As a boy he loved owls; their feathers muffle the sound of flight; their parabolic faces redirect sound. So his mother took him to the Vermont Institute of Natural Science to see a great gray owl - with burning yellow eyes and enough shades of gray to appeal to the ground-breaking black and white photographer, Ansel Adams. Today, Griffin designs manned and unmanned aircraft. “My interests converged,” he says happily.
He tells me that both birds and planes employ thrust to move forward and lift to overcome gravity. An engine gives the plane thrust; wings muscles and flapping give the bird thrust. Both have a thick leading edge to their wings, a shape known as an airfoil. Birds redirect the air with the feathers of their thumb-like alula, mixing high-pressure air from under the wing with low-pressure air from above, critical when a bird slows to land and approaches stall. Planes use leading-edge slats for the same purpose.
To control their aircraft, the Wright brothers studied vultures; their flexing wings inspired the brothers to twist the wings of their aircraft to turn.
To celebrate the hundredth anniversary of the landmark federal Migratory Bird Treaty Act, the National Geographic Society, the National Audubon Society, and the Cornell Laboratory of Ornithology designated 2018 “The Year of the Bird.”
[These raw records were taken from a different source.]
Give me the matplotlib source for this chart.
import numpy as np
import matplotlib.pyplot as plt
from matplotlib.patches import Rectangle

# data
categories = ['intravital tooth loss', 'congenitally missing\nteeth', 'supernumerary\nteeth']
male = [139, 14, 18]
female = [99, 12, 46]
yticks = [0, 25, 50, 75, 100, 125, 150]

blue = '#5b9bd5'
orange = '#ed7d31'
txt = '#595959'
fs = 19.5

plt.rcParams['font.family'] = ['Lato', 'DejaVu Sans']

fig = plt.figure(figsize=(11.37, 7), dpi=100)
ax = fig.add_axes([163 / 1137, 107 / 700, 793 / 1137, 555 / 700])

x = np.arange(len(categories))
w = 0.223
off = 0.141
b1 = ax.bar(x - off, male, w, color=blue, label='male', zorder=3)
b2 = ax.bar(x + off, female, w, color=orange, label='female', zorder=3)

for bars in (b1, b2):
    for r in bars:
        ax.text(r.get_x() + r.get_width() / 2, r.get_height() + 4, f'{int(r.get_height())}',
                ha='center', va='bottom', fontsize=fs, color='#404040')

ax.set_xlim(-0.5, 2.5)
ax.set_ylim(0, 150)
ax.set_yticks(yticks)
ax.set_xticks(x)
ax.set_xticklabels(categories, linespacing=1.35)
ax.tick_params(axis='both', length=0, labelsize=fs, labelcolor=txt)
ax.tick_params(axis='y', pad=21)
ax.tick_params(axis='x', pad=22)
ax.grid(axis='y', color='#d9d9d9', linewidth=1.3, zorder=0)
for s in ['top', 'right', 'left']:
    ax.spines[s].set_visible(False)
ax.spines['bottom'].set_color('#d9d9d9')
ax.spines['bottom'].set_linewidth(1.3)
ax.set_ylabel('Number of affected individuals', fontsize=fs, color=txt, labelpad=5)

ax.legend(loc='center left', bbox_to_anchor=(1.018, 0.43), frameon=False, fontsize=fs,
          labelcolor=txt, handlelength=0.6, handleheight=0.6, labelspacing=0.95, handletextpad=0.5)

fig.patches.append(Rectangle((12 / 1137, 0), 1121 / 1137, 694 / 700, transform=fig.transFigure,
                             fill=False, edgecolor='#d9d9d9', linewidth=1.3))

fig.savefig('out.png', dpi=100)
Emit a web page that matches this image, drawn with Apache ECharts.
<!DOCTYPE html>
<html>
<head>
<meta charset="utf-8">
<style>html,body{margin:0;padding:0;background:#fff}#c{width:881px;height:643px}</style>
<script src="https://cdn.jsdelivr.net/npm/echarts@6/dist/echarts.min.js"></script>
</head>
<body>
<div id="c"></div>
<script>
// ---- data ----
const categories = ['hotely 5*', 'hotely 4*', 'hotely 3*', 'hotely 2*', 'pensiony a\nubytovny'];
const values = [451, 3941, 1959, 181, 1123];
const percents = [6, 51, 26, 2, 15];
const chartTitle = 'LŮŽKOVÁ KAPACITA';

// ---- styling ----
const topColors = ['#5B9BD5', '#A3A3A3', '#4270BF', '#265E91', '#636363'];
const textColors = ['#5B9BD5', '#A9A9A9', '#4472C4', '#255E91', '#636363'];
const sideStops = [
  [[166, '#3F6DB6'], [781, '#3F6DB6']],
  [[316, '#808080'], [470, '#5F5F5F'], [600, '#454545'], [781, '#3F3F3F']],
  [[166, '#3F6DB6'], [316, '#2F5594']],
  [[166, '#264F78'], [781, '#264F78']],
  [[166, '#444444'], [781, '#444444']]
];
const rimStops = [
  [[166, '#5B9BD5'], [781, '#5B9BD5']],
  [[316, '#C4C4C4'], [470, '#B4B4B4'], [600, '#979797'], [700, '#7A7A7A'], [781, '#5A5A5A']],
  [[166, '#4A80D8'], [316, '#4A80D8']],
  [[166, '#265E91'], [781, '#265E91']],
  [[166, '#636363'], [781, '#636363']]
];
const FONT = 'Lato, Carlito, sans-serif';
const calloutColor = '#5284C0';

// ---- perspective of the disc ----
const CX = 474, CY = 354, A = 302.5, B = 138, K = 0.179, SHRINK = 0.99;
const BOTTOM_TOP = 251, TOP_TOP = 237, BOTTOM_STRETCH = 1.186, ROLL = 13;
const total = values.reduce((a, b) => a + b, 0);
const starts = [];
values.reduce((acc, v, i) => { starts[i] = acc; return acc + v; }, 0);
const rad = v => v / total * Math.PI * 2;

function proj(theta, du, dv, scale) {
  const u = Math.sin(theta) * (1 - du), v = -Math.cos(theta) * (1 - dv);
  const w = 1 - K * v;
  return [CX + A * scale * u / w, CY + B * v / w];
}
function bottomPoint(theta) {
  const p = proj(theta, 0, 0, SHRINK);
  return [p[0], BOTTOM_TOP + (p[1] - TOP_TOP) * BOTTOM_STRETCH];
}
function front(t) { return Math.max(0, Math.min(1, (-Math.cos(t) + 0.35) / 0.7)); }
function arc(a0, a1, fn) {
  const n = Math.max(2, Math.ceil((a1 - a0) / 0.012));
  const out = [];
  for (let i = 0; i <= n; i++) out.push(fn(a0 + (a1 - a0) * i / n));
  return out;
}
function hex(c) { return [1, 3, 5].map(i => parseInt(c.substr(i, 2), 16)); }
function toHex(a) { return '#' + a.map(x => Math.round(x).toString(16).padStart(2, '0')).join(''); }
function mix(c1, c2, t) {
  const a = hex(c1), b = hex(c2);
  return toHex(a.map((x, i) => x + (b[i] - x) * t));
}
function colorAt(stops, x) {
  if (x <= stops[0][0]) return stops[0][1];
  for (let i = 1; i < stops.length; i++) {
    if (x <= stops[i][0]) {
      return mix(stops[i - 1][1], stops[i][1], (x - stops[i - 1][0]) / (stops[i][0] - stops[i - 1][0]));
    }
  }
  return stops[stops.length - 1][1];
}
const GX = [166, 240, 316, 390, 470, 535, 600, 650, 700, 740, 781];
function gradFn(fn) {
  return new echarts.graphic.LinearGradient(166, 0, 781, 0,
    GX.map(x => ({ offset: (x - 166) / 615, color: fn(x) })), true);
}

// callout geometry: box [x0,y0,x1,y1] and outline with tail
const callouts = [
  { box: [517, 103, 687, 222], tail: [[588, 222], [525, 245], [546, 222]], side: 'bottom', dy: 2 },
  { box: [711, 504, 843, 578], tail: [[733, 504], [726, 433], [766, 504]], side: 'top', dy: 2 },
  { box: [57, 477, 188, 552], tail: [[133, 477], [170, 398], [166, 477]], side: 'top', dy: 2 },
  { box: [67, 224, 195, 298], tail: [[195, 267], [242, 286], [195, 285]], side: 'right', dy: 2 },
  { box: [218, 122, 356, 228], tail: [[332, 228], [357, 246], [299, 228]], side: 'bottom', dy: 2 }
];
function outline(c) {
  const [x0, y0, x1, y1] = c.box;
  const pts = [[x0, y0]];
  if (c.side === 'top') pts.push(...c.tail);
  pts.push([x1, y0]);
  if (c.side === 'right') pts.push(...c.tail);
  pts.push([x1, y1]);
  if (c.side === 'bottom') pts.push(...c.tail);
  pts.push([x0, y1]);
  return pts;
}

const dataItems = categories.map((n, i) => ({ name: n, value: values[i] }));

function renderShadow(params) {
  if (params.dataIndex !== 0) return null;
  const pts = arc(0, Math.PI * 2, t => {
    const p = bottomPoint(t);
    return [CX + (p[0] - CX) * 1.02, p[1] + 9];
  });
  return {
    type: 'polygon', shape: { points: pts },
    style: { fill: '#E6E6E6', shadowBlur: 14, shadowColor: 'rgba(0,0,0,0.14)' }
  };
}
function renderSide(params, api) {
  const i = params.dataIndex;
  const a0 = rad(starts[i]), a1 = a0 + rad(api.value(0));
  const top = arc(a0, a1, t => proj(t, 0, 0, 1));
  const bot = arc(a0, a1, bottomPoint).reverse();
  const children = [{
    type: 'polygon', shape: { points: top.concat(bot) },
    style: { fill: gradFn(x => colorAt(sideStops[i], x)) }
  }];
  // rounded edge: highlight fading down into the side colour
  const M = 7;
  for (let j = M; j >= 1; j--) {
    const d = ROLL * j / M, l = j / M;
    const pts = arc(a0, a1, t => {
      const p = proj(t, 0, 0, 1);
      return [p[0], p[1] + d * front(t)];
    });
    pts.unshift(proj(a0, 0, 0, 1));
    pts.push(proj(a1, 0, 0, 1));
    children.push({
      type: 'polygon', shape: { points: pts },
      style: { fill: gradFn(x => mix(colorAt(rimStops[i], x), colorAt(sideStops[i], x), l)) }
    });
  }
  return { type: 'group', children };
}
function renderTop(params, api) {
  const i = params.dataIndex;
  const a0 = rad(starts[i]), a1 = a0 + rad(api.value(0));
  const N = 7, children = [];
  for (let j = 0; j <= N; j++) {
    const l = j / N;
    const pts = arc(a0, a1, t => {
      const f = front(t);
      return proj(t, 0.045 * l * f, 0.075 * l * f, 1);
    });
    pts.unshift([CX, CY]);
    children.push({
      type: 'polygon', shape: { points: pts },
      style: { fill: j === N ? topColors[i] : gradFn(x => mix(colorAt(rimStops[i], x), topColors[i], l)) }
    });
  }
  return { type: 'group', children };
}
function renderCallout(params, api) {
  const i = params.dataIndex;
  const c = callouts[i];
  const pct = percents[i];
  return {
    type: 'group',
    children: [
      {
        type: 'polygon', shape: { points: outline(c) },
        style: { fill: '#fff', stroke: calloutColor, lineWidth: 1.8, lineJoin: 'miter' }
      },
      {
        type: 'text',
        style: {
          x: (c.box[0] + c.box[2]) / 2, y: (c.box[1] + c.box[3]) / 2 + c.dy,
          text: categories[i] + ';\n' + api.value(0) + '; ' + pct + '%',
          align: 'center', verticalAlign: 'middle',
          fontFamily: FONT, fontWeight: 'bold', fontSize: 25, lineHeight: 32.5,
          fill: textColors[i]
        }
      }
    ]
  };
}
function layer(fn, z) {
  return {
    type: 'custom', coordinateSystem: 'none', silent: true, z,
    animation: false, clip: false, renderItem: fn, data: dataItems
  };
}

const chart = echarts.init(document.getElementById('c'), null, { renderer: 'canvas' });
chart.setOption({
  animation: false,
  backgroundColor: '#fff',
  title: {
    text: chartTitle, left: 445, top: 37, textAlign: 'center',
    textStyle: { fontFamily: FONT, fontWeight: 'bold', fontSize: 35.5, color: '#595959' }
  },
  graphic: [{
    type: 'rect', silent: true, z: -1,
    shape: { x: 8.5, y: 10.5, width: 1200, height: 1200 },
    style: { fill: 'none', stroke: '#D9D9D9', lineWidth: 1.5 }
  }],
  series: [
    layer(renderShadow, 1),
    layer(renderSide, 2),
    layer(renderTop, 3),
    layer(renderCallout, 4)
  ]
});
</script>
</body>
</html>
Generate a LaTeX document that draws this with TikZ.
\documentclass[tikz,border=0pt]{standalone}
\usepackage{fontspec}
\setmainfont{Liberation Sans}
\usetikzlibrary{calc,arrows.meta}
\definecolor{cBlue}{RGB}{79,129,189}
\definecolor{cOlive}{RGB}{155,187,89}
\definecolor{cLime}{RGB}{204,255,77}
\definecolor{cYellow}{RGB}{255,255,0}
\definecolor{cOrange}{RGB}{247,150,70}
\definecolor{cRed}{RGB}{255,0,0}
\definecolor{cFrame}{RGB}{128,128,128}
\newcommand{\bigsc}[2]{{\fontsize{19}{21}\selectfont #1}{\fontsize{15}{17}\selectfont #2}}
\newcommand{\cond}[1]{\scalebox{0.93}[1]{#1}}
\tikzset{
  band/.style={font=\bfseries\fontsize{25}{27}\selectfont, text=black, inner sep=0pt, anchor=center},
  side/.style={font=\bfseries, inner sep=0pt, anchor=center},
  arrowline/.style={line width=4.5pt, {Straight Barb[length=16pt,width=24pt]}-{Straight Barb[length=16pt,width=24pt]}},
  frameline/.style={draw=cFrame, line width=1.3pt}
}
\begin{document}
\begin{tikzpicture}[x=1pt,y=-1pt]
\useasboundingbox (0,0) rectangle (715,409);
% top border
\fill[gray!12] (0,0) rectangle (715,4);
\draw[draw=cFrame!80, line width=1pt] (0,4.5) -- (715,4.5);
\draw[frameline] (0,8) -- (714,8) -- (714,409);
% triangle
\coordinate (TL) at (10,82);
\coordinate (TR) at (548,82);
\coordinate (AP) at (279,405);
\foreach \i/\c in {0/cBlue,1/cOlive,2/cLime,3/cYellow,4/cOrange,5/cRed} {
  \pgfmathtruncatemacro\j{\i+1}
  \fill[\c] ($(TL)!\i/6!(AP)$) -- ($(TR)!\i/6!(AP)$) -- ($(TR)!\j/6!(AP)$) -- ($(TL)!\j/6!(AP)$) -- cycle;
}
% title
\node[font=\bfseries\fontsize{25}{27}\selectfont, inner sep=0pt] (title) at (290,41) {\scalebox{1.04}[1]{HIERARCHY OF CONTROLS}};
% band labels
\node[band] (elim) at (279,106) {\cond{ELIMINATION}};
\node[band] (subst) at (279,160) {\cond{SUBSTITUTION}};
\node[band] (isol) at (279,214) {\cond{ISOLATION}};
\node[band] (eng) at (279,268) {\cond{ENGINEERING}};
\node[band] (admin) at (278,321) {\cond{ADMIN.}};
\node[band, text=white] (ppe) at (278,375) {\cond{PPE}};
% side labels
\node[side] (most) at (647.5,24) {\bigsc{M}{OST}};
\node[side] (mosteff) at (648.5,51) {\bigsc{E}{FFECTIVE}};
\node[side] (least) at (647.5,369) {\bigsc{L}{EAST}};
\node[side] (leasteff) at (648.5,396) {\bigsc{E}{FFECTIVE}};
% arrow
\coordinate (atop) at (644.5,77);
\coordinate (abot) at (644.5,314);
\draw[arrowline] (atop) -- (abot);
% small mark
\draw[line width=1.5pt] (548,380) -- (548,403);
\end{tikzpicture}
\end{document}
In 1918, Great Britain and the United States agreed to protect North American migratory birds. Mexico joined in 1936, and over the years the law has safeguarded more than eight hundred species, their body parts, nests, eggs, and feathers. But many species are still losing ground, due to human behavior, from habitat destruction to pesticides and everything in between.
And while Griffin reminds me that birds are a source of engineering insight, artwork like Leonardo da Vinci’s sketches of wings proves they have lasting aesthetic value as well.